Ground Truth is Truth

History has consistently shown that air power tends to exaggerate itself yet alone rarely achieves decisive strategic objectives against determined insurgencies.

Military analysts readily acknowledge this fact again holds true:

…the only times I’ve ever seen the Houthis go to the negotiating table or compromise has been when they’ve been threatened with the realistic prospect of defeat on the ground.

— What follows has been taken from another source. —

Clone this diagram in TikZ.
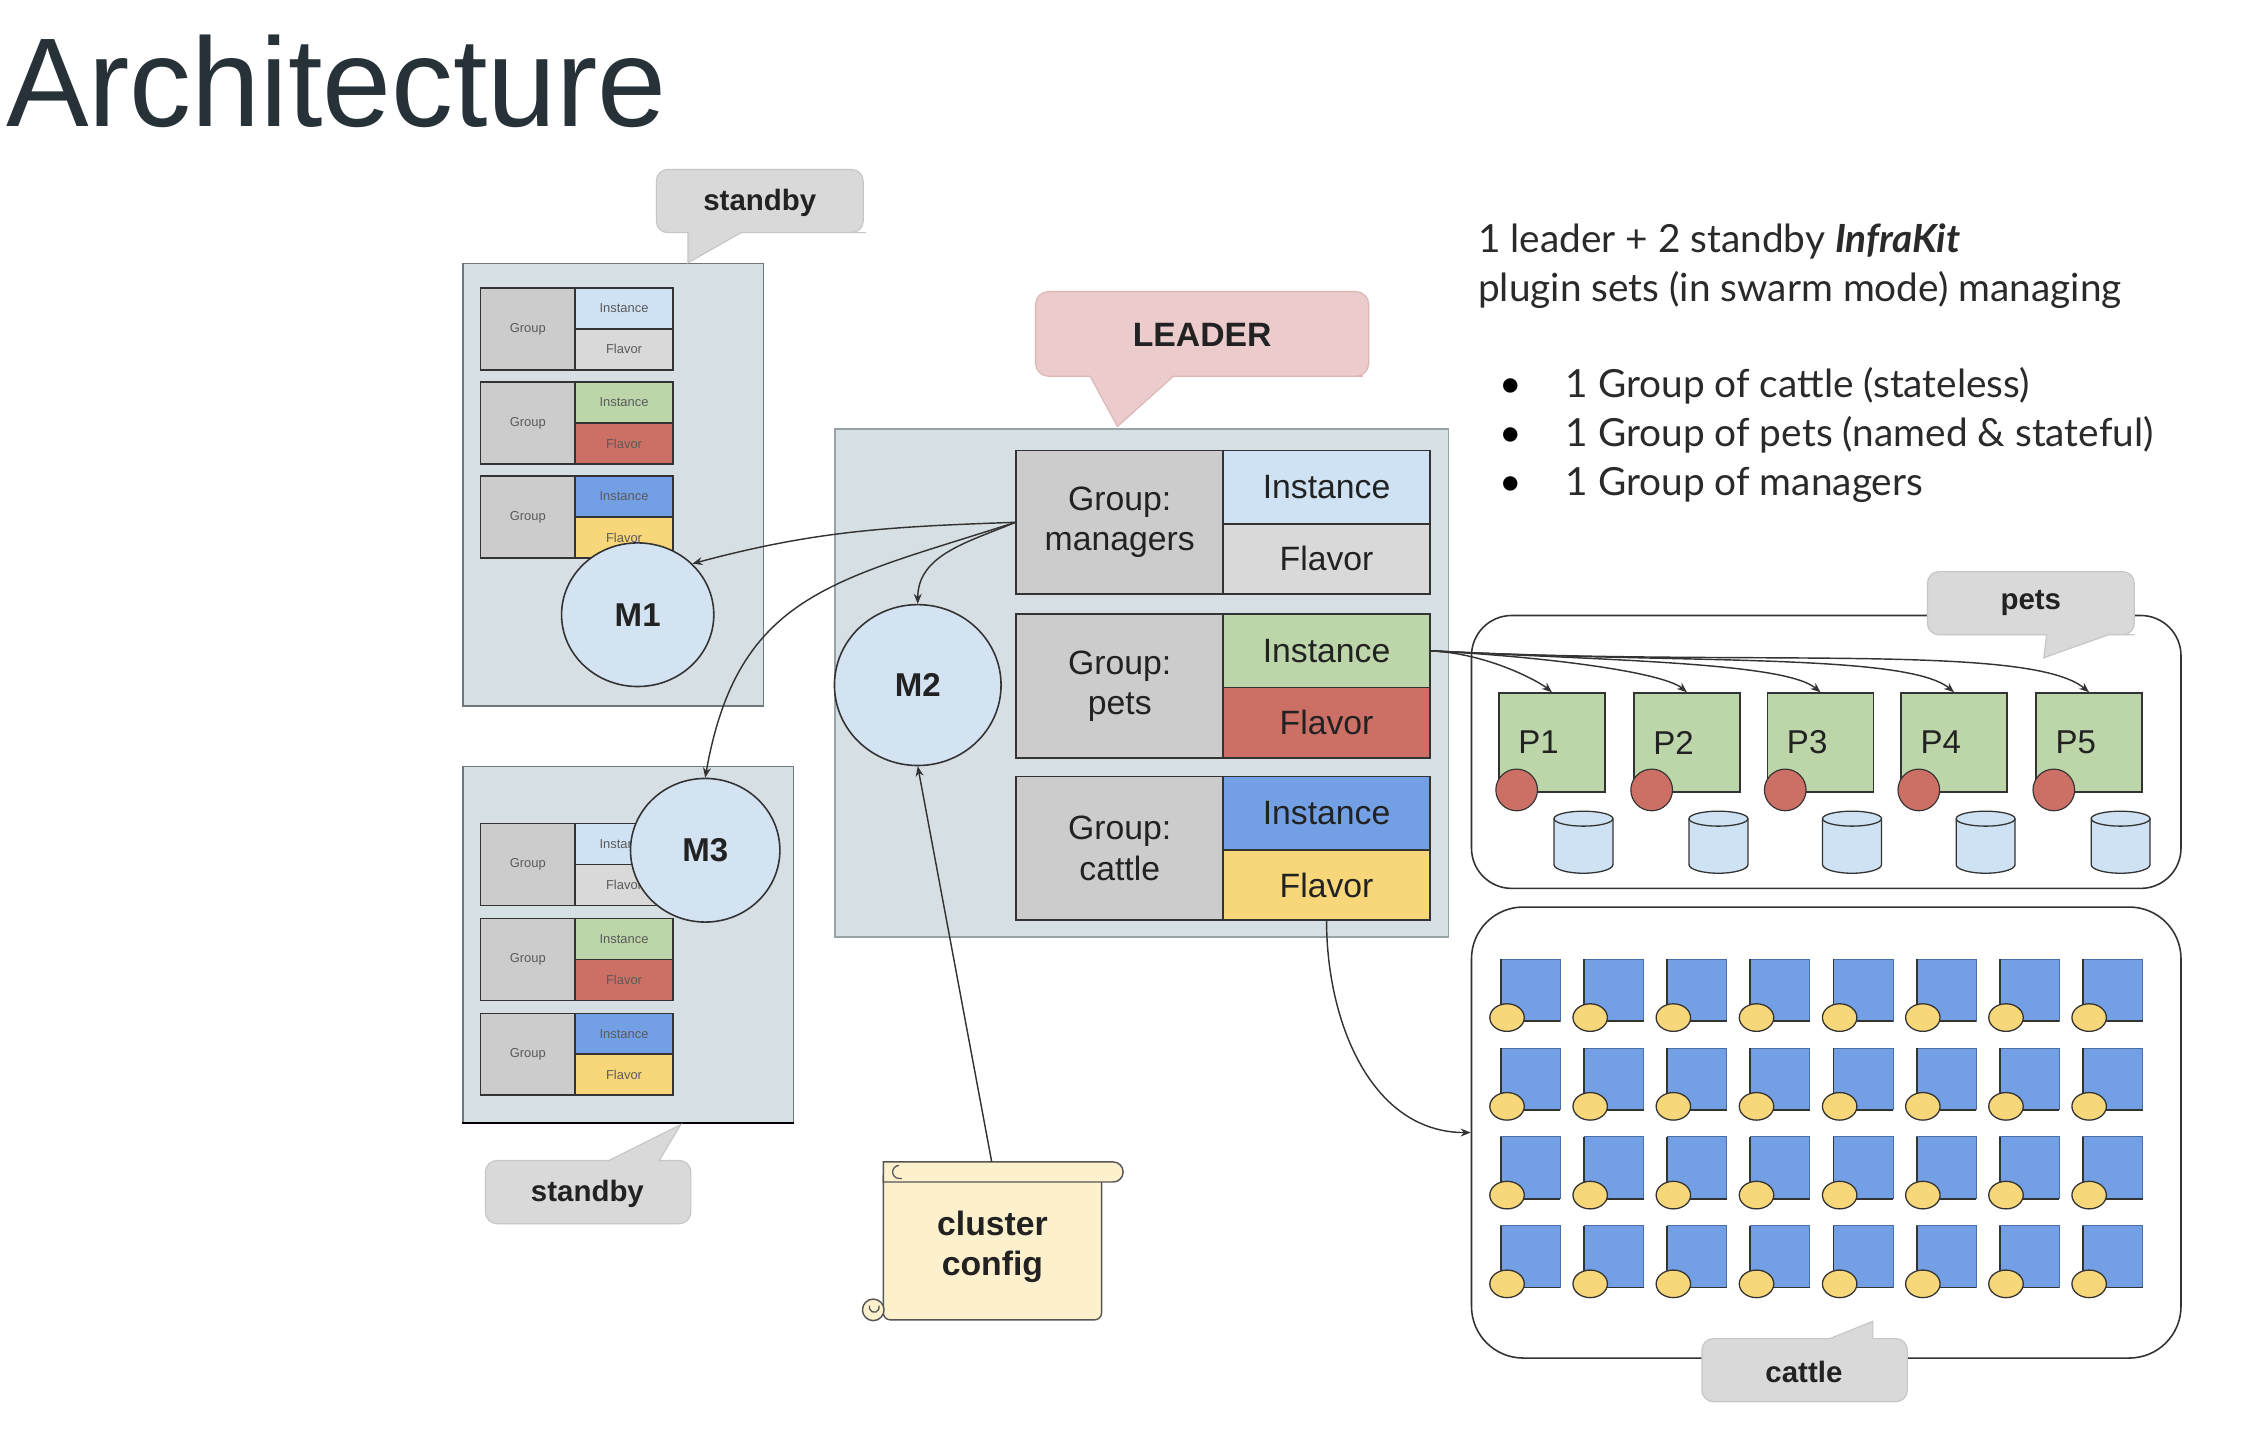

World War II was ultimately won on the ground in Europe, with air power as support. The Pacific theater required island-hopping ground campaigns alongside naval and air operations. The Japanese didn’t even register the nuclear bombs, because all attention was focused on Soviet advances through Manchuria–surrender came quickly after just days of Stalin’s ground offensive, and had little to nothing to do with American bombs (a truth opposite of how WWII is taught in American schools). Even the much-touted air campaign against Serbia in the 1990s only succeeded when combined with credible ground threats.

Getting Grounded

If American policymakers are serious about neutralizing the Houthi threat to Red Sea shipping, which I doubt anyone is at this point, they face some basic choices. They would have to acknowledge the inherent limitations of air power and develop a comprehensive strategy. Not going to happen. They would have to accept that complete elimination of the threat may not be possible without extremely high costs. Not going to happen. And they would have to contemplate diplomatic initiatives with regional partners who have more direct leverage. Never.

While the U.S. overplays its hand and weakens itself by the day, the Houthis will likely continue to absorb the blows while adapting and waiting out America’s expensive display of ineffective force. As they’ve demonstrated like other groups through decades of conflict, they take a high-altitude punch, get back up, and keep fighting with renewed strength.

With each passing day and over a billion dollars allegedly flushed down an empty hole, America weakens its position while strengthening the narrative of those it seeks to defeat. The honey badgers of Yemen may indeed be laughing at the loose-lips of Hegseth, because they watch the world’s most expensive military only hurt itself as it sloppily throws axes at its own shadows.

One thought on “Air Power Embarassment: Houthis May Be Laughing as America Bombs Itself into Strategic Bankruptcy”

  1. What resonates most is the ground truth assessment. Air campaigns create impressive explosions and satisfying footage, but without credible ground threats or diplomatic leverage, they rarely achieve strategic objectives against determined adversaries. The quote about Houthis only negotiating when faced with “realistic prospect of defeat on the ground” aligns with everything I’ve observed throughout my career.

    I’ve seen intelligence partnerships take years to build and seconds to destroy. Rebuilding Israeli trust after exposing their Yemen HUMINT source will be an uphill battle, especially given how vital that intelligence pipeline was for both nations’ security interests in the region. America is blowing it.